What is expected:
How many lines of these entries hold the string "diagram"? Answer with the number alone.

============

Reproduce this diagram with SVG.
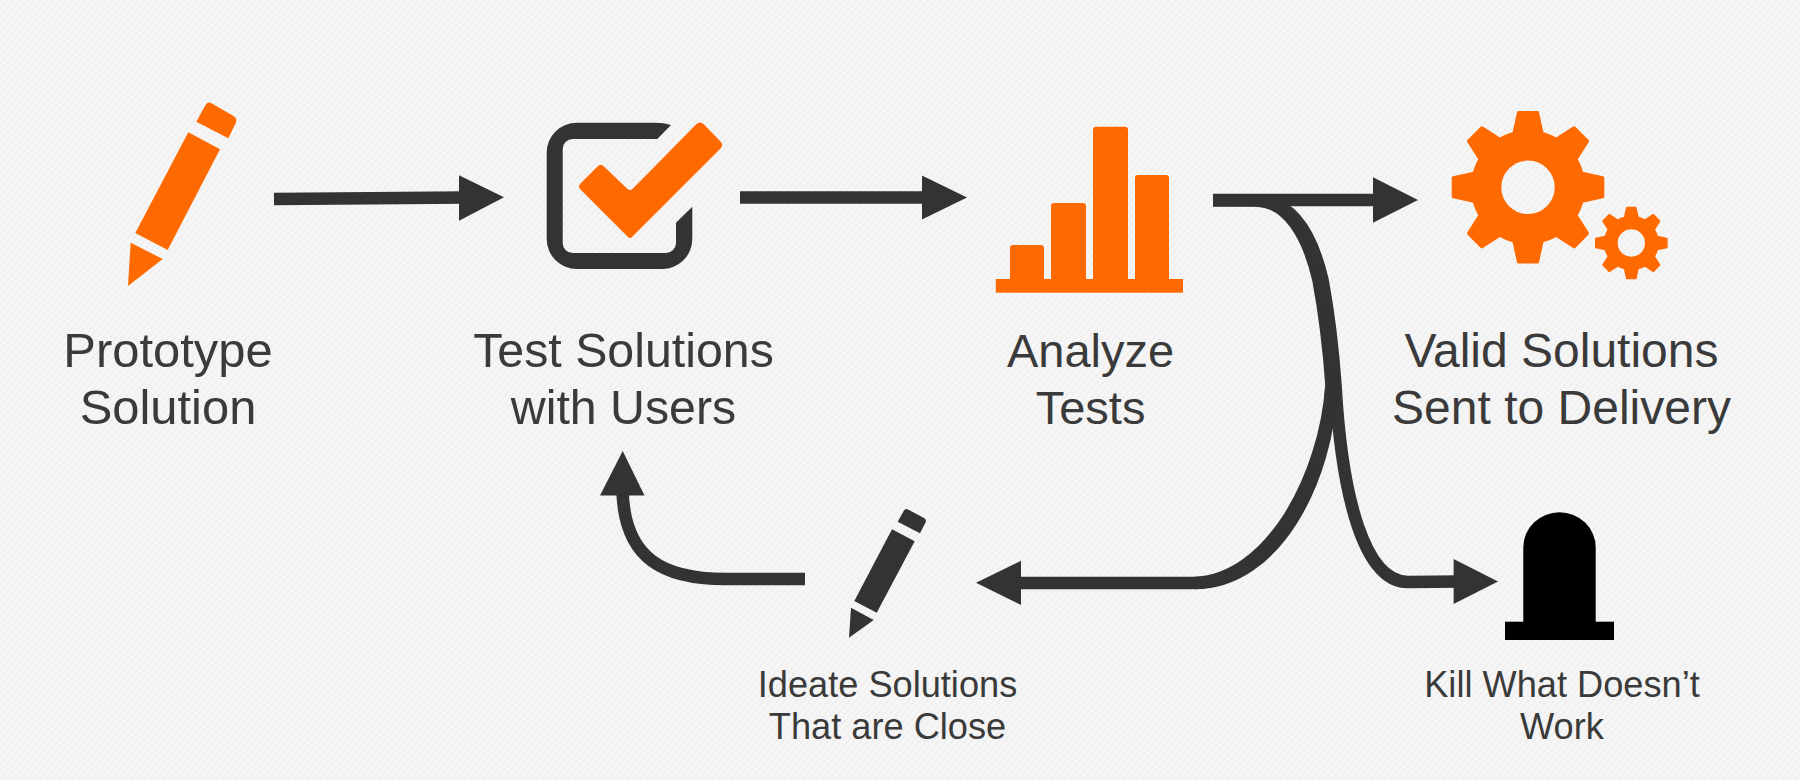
<svg xmlns="http://www.w3.org/2000/svg" width="1800" height="780" viewBox="0 0 1800 780">
<style>
.lbl{font-family:"Liberation Sans",Arial,sans-serif;fill:#3a3a3a;text-anchor:middle}
.big{font-size:48.300px}
.small{font-size:36.200px}
.or{fill:#ff6a00}
.dk{fill:#333333}
.ln{fill:none;stroke:#333333;stroke-width:12.500}
</style>
<defs>
<pattern id="tex" width="5" height="5" patternUnits="userSpaceOnUse" patternTransform="rotate(-50)">
<rect width="5" height="5" fill="#f6f6f6"/>
<rect width="5" height="2" fill="#f0f0f0"/>
</pattern>
<g id="teeth" class="or">
<path id="t" d="M-17,-50 L-15.300,-55.500 L-11,-75 Q-10.700,-76.300 -9.500,-76.300 L9.500,-76.300 Q10.700,-76.300 11,-75 L15.300,-55.500 L17,-50 Z"/>
<use href="#t" transform="rotate(45)"/>
<use href="#t" transform="rotate(90)"/>
<use href="#t" transform="rotate(135)"/>
<use href="#t" transform="rotate(180)"/>
<use href="#t" transform="rotate(225)"/>
<use href="#t" transform="rotate(270)"/>
<use href="#t" transform="rotate(315)"/>
</g>
</defs>
<rect id="background" width="1800" height="780" fill="url(#tex)"/>

<g id="connectors">
<path class="ln" d="M274,199 L465,197.500"/>
<polygon class="dk" points="459,175.300 504,197.300 459,220.700"/>
<path class="ln" d="M740,197.500 L928,197.500"/>
<polygon class="dk" points="922,175.500 967,197.500 922,219.500"/>
<path class="ln" d="M1213,200 L1378,200"/>
<polygon class="dk" points="1373,177.300 1418,200 1373,222.700"/>
<path class="ln" d="M1213,200.500 L1255,200.500 C1288,200.500 1308,235 1318.500,280 C1325,315 1329,350 1331.500,385 C1328,480 1275,583 1195,583 L1015,583"/>
<path class="ln" d="M1331.500,385 C1325,478 1270,580 1195,583"/>
<polygon class="dk" points="1021,560.700 976,582.700 1021,605"/>
<path class="ln" d="M1255,200.500 C1292,200.500 1312,235 1322.500,280 C1329,315 1333,350 1335.500,385 C1342,500 1365,582 1408,582 L1460,581.500"/>
<polygon class="dk" points="1453.600,559 1498,581.500 1453.600,604"/>
<path class="ln" d="M805,579 L725,579 C665,579 624,560 622.500,490"/>
<polygon class="dk" points="622.700,451 600,495.500 644.500,495.500"/>
</g>

<g id="node-prototype">
<path class="or" d="M196.300,121.700 L205.500,105 Q208,101.500 211,103 L233.500,116 Q237.500,118.500 236,122.500 L228.300,138.300 Z"/>
<polygon class="or" points="188.300,132.300 220,149.300 167.700,250 135.300,233"/>
<polygon class="or" points="130.700,242.700 162.700,259 128,286"/>
<text class="lbl" font-size="48.900" x="168" y="367">Prototype</text>
<text class="lbl" font-size="48.900" x="168" y="424">Solution</text>
</g>

<g id="node-test">
<path class="dk" d="M671,125 Q664,122.700 655,122.700 H577 A30,30 0 0 0 546.700,153 V239 A30,30 0 0 0 577,269 H662 A30,30 0 0 0 692.300,239 V206.700 L676,222.700 V243 A10,10 0 0 1 666,253 H573 A10,10 0 0 1 562.700,243 V149 A10,10 0 0 1 573,139 H657.300 Z"/>
<path class="or" d="M696.500,124 Q700,120.800 703.500,124 L720.500,141.500 Q724,145 720.500,148.500 L632.500,236.500 Q630,239.500 627.500,236.500 L581,190 Q577,186.700 581,183 L597.500,166.500 Q600.700,163 604,166.500 L627.500,189 Q630,191 632.500,189 Z"/>
<text class="lbl big" x="623.500" y="367">Test Solutions</text>
<text class="lbl big" x="623.500" y="424">with Users</text>
</g>

<g id="node-analyze">
<rect class="or" x="995.800" y="279" width="187.200" height="13.700"/>
<path class="or" d="M1010,280 V248 Q1010,245 1013,245 H1041 Q1044,245 1044,248 V280 Z"/>
<path class="or" d="M1051,280 V206 Q1051,203 1054,203 H1083 Q1086,203 1086,206 V280 Z"/>
<path class="or" d="M1093,280 V130 Q1093,126.700 1096,126.700 H1125 Q1128,126.700 1128,130 V280 Z"/>
<path class="or" d="M1135,280 V178 Q1135,175 1138,175 H1166 Q1169,175 1169,178 V280 Z"/>
<text class="lbl" font-size="47" x="1090.600" y="367">Analyze</text>
<text class="lbl" font-size="47" x="1090.600" y="424">Tests</text>
</g>

<g id="node-valid">
<use href="#teeth" transform="translate(1528,187.300)"/>
<circle cx="1528" cy="187.300" r="41.850" fill="none" stroke="#ff6a00" stroke-width="30.300"/>
<use href="#teeth" transform="translate(1631.300,243) scale(0.476)"/>
<circle cx="1631.300" cy="243" r="20.500" fill="none" stroke="#ff6a00" stroke-width="13.700"/>
<text class="lbl" font-size="48" x="1561.500" y="367">Valid Solutions</text>
<text class="lbl" font-size="48" x="1561.500" y="424">Sent to Delivery</text>
</g>

<g id="node-ideate">
<path class="dk" d="M897.700,521.700 L904,510.500 Q905.500,508 908,509.500 L924,518 Q927,520 925.500,522.500 L920,533.300 Z"/>
<polygon class="dk" points="892,529.300 914.700,541.300 876.700,612.700 854.300,601"/>
<polygon class="dk" points="851,607.700 873.700,620 849,637.700"/>
<text class="lbl small" x="887.500" y="697">Ideate Solutions</text>
<text class="lbl small" x="887.500" y="739">That are Close</text>
</g>

<g id="node-kill">
<path d="M1523.300,625 V547.300 A36.200,35 0 0 1 1595.700,547.300 V625 Z" fill="#000"/>
<rect x="1505" y="621.700" width="109" height="18.300" fill="#000"/>
<text class="lbl small" x="1562" y="697">Kill What Doesn’t</text>
<text class="lbl small" x="1562" y="739">Work</text>
</g>
</svg>
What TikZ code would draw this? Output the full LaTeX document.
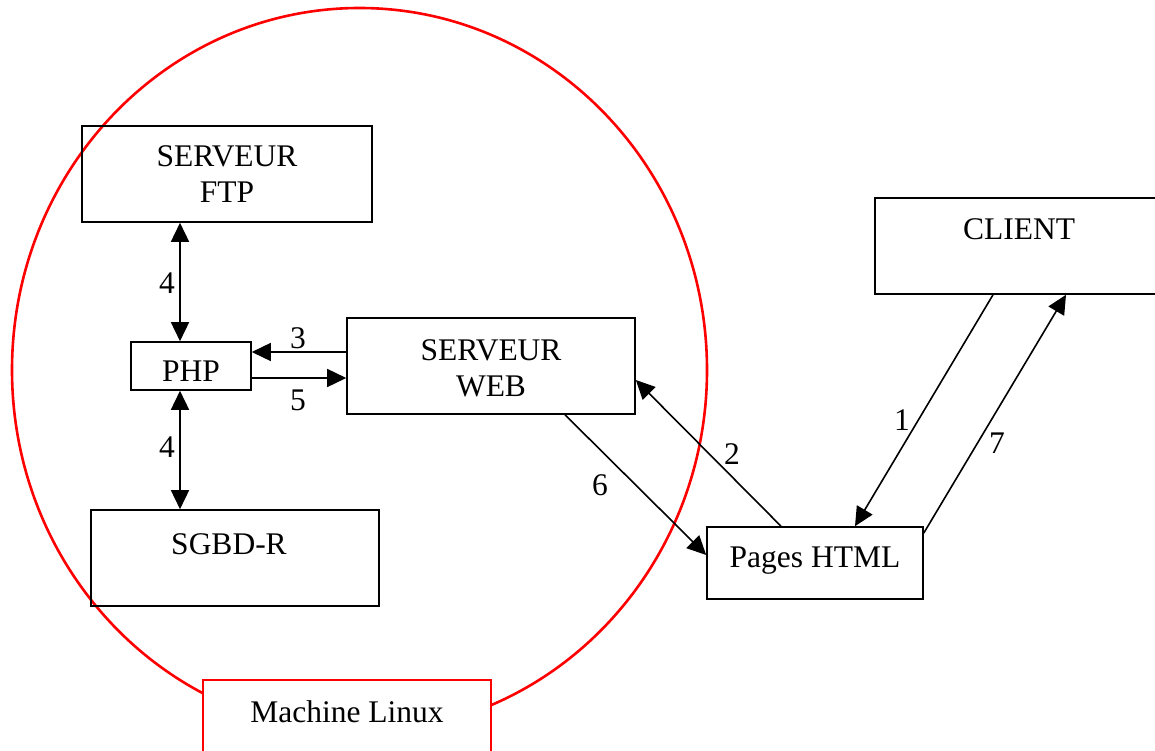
\documentclass[tikz,border=0pt]{standalone}
\usepackage{fontspec}
\setmainfont{Liberation Serif}
\usetikzlibrary{arrows.meta}

\tikzset{
  box/.style={draw=black, line width=1.6pt, inner sep=0pt},
  redbox/.style={draw=red, line width=2.6pt, fill=white, inner sep=0pt},
  txt/.style={inner sep=0pt, anchor=base, font=\fontsize{31.5}{35}\selectfont},
  num/.style={inner sep=0pt, font=\fontsize{31.5}{35}\selectfont},
  link/.style={line width=1.6pt, -{Triangle[length=19pt,width=18pt]}},
  dlink/.style={line width=1.6pt, {Triangle[length=19pt,width=18pt]}-{Triangle[length=19pt,width=18pt]}}
}

\begin{document}
\begin{tikzpicture}[x=1pt, y=-1pt]
\useasboundingbox (0,0) rectangle (1155,751);
\clip (0,0) rectangle (1155,751);

% the Linux machine boundary
\draw[red, line width=2.6pt] (359.5,370) ellipse [x radius=347.5, y radius=362];

% boxes
\node[box, minimum width=290pt, minimum height=96pt] (ftp) at (227,174) {};
\node[box, minimum width=120pt, minimum height=48pt] (php) at (191,366) {};
\node[box, minimum width=288pt, minimum height=96pt] (web) at (491,366) {};
\node[box, minimum width=288pt, minimum height=96pt] (sgbd) at (235,558) {};
\node[box, minimum width=216pt, minimum height=72pt] (html) at (815,563) {};
\node[box, minimum width=290pt, minimum height=96pt] (client) at (1020,246) {};
\node[redbox, minimum width=288pt, minimum height=96pt] (linux) at (347,728) {};

% box texts
\node[txt] at (227,167) {SERVEUR};
\node[txt] at (227,203) {FTP};
\node[txt] at (191,381) {PHP};
\node[txt] at (491,360) {SERVEUR};
\node[txt] at (491,396) {WEB};
\node[txt] at (229,554) {SGBD-R};
\node[txt] at (815,567) {Pages HTML};
\node[txt] at (1019,240) {CLIENT};
\node[txt] at (347,722) {Machine Linux};

% connectors
\draw[dlink] ([xshift=-47pt]ftp.south) -- ([xshift=-11pt]php.north);
\draw[dlink] ([xshift=-11pt]php.south) -- ([xshift=-55pt]sgbd.north);
\draw[link] ([yshift=14pt]web.west) -- ([yshift=14pt]php.east);
\draw[link] ([yshift=-12pt]php.east) -- ([yshift=-12pt]web.west);
\draw[link] ([xshift=-34pt]html.north) -- ([yshift=-14pt]web.east);
\draw[link] ([xshift=74pt]web.south) -- ([yshift=8pt]html.west);
\draw[link] ([xshift=-27pt]client.south) -- ([xshift=40pt]html.north);
\draw[link] ([yshift=30pt]html.east) -- ([xshift=46pt]client.south);

% step numbers
\node[num] at (167,283) {4};
\node[num] at (167,447) {4};
\node[num] at (298,338) {3};
\node[num] at (298,400) {5};
\node[num] at (732,454) {2};
\node[num] at (600,485) {6};
\node[num] at (902,420) {1};
\node[num] at (997,443) {7};
\end{tikzpicture}
\end{document}
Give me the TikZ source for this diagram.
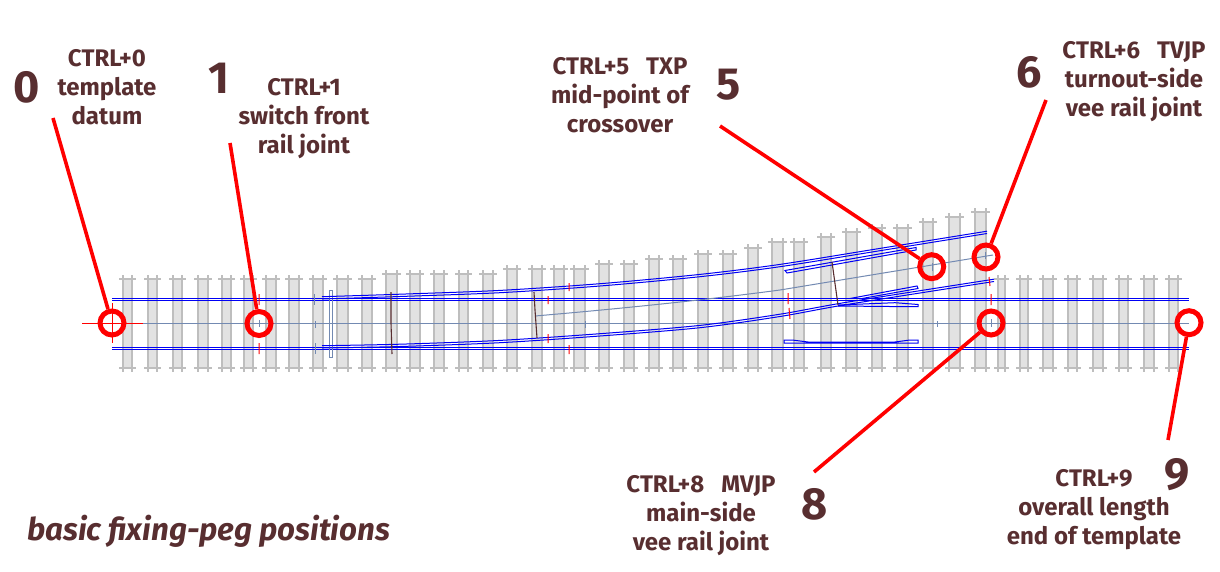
\documentclass[tikz,border=0pt]{standalone}
\usepackage{fontspec}
\setmainfont{Fira Sans}
\usepackage{tikz}
\definecolor{sleepgrey}{RGB}{226,226,226}
\definecolor{edgegrey}{RGB}{190,190,190}
\definecolor{railblue}{RGB}{0,0,245}
\definecolor{slate}{RGB}{115,138,178}
\definecolor{darkbrown}{RGB}{88,46,48}
\tikzstyle{sleeper} = [fill=sleepgrey, draw=none]
\tikzstyle{sleepedge} = [draw=edgegrey, line width=1.1pt]
\tikzstyle{railline} = [draw=railblue, line width=1pt]
\tikzstyle{guide} = [draw=slate, line width=1pt]
\tikzstyle{stretcher} = [draw=darkbrown, line width=1.1pt]
\tikzstyle{redtick} = [draw=red, line width=1pt]
\tikzstyle{peg} = [circle, draw=red, line width=5pt, minimum size=24pt, inner sep=0pt]
\tikzstyle{leader} = [draw=red, line width=3.6pt]
\tikzstyle{caption} = [text=darkbrown, font=\fontsize{24}{29}\selectfont\bfseries, align=center, text centered, inner sep=0pt]
\tikzstyle{bignum} = [text=darkbrown, font=\fontsize{45}{45}\selectfont\bfseries, inner sep=0pt]
\newcommand{\twinrail}[1]{\draw[railline] #1; \draw[railline, yshift=2.3pt] #1;}
\begin{document}
\begin{tikzpicture}[x=1pt, y=-1pt, node distance=100pt]
\useasboundingbox (0,0) rectangle (1220,572);

% sleepers
\foreach \xa/\xb/\yt in {123/132/279, 148/157/279, 173/182/279, 198/208/279, 222/231/279, 244/253/279,
  266/276/279, 289/299/279, 313/323/279, 337/348/279, 362/372/279, 386/397/274, 410/420/274, 434/444/274,
  459/468/274, 483/493/274, 507/517/269, 532/542/269, 554/564/269, 574/585/269, 599/609/264, 624/634/264,
  649/659/259, 673/683/259, 698/708/254, 723/733/254, 748/758/248, 772/783/242, 794/804/242, 821/831/237,
  846/857/232, 872/882/228, 897/908/228, 923/933/222, 949/960/217, 975/986/212, 998/1005/279, 1020/1028/279,
  1043/1053/279, 1068/1077/279, 1093/1103/279, 1119/1128/279, 1144/1154/279, 1169/1178/279}{
  \fill[sleeper] (\xa,\yt) rectangle (\xb,368);
  \draw[sleepedge] (\xa,\yt-4) -- (\xa,372) (\xb,\yt-4) -- (\xb,372);
  \draw[sleepedge] (\xa-4,\yt) -- (\xb+4,\yt) (\xa-4,368) -- (\xb+4,368);
}

% main road
\draw[guide] (143,323.5) -- (1189,323.5);
\draw[redtick] (82,323.5) -- (143,323.5) (112,303) -- (112,343);
\draw[railline] (112,298.5) -- (1189,298.5);
\draw[railline] (112,300.5) -- (1189,300.5);
\draw[railline] (112,347.5) -- (1189,347.5);
\draw[railline] (112,349.5) -- (1189,349.5);

% switch and turnout road
\draw[guide] (329.7,290) rectangle (332.3,357);
\draw[guide] (535,316) .. controls (640,307) and (720,298) .. (780,290) -- (993,255);
\twinrail{plot[smooth] coordinates {(322,299) (400,296.5) (500,292.7) (600,286) (700,276.7) (780,266.7) (880,250.7) (987,233.5)}}
\twinrail{plot[smooth] coordinates {(322,348) (400,346.5) (500,342.7) (600,336) (700,327.7) (780,316.5) (847,304.5) (994,281.5)}}
\draw[railline] (785,270.5) -- (916,247.5) -- (916,250) -- (787,273) -- cycle;
\draw[railline] (850,298.5) -- (917,286) -- (918,288.5) -- (862,298.5);
\draw[railline] (838,305) -- (895,302.7) -- (918,304.5) -- (918,306.7) -- (910,306.7) -- (838,306);
\draw[railline] (784,340) -- (792,340) -- (808,342) -- (895,342) -- (910,340) -- (918,340) -- (918,343) -- (784,343) -- cycle;
\draw[stretcher] (391,292) -- (391,323) -- (392,354);
\draw[stretcher] (534,292) -- (535,310) -- (537,338);
\draw[stretcher] (832,262) -- (838,305);

% timber ticks
\draw[guide] (314,294) -- (314,305) (315,321) -- (315,328) (315,343) -- (315,354)
  (259,320) -- (259,327) (585,321) -- (585,328) (937,321) -- (937,327) (991,319) -- (991,327)
  (932,263) -- (932,271) (985,252) -- (985,259);
\draw[redtick] (259,294) -- (259,305) (259,343) -- (259,354) (569,283) -- (569,291) (548,296) -- (548,304)
  (548,334) -- (548,343) (569,345) -- (569,354) (788,293) -- (788,304) (789,308) -- (790,319)
  (989,277) -- (990,286) (991,294) -- (991,305);

% pegs
\node (peg0) [peg] at (112,323) {};
\node (peg1) [peg] at (259,323.5) {};
\node (peg5) [peg] at (931.7,266.7) {};
\node (peg6) [peg] at (986,257) {};
\node (peg8) [peg] at (991,323) {};
\node (peg9) [peg] at (1189,322.7) {};

\coordinate (lead0) at (53,118);
\coordinate (lead1) at (230,143);
\coordinate (lead5) at (720,126);
\coordinate (lead6) at (1046,100);
\coordinate (lead8) at (814,472);
\coordinate (lead9) at (1168,440);
\draw[leader] (lead0) -- (peg0);
\draw[leader] (lead1) -- (peg1);
\draw[leader] (lead5) -- (peg5);
\draw[leader] (lead6) -- (peg6);
\draw[leader] (lead8) -- (peg8);
\draw[leader] (lead9) -- (peg9);

% labels
\node (text0) [caption] at (107,87) {CTRL+0\\template\\datum};
\node (text1) [caption] at (304,118.5) {CTRL+1\\switch front\\rail joint};
\node (text5) [caption] at (620,95) {CTRL+5\ \ \ TXP\\mid-point of\\crossover};
\node (text6) [caption] at (1134,82) {CTRL+6\ \ \ TVJP\\turnout-side\\vee rail joint};
\node (text8) [caption] at (701,516) {CTRL+8\ \ \ MVJP\\main-side\\vee rail joint};
\node (text9) [caption] at (1094,510) {CTRL+9\\overall length\\end of template};
\node (num0) [bignum] at (27,87) {0};
\node (num1) [bignum] at (219,78) {1};
\node (num5) [bignum] at (729,85) {5};
\node (num6) [bignum] at (1029,72) {6};
\node (num8) [bignum] at (815,504) {8};
\node (num9) [bignum] at (1177,475) {9};
\node (title) [text=darkbrown, font=\fontsize{31.3}{31}\selectfont\bfseries\itshape, inner sep=0pt, anchor=west] at (27,531) {basic fixing-peg positions};

\end{tikzpicture}
\end{document}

============

Task solution:
2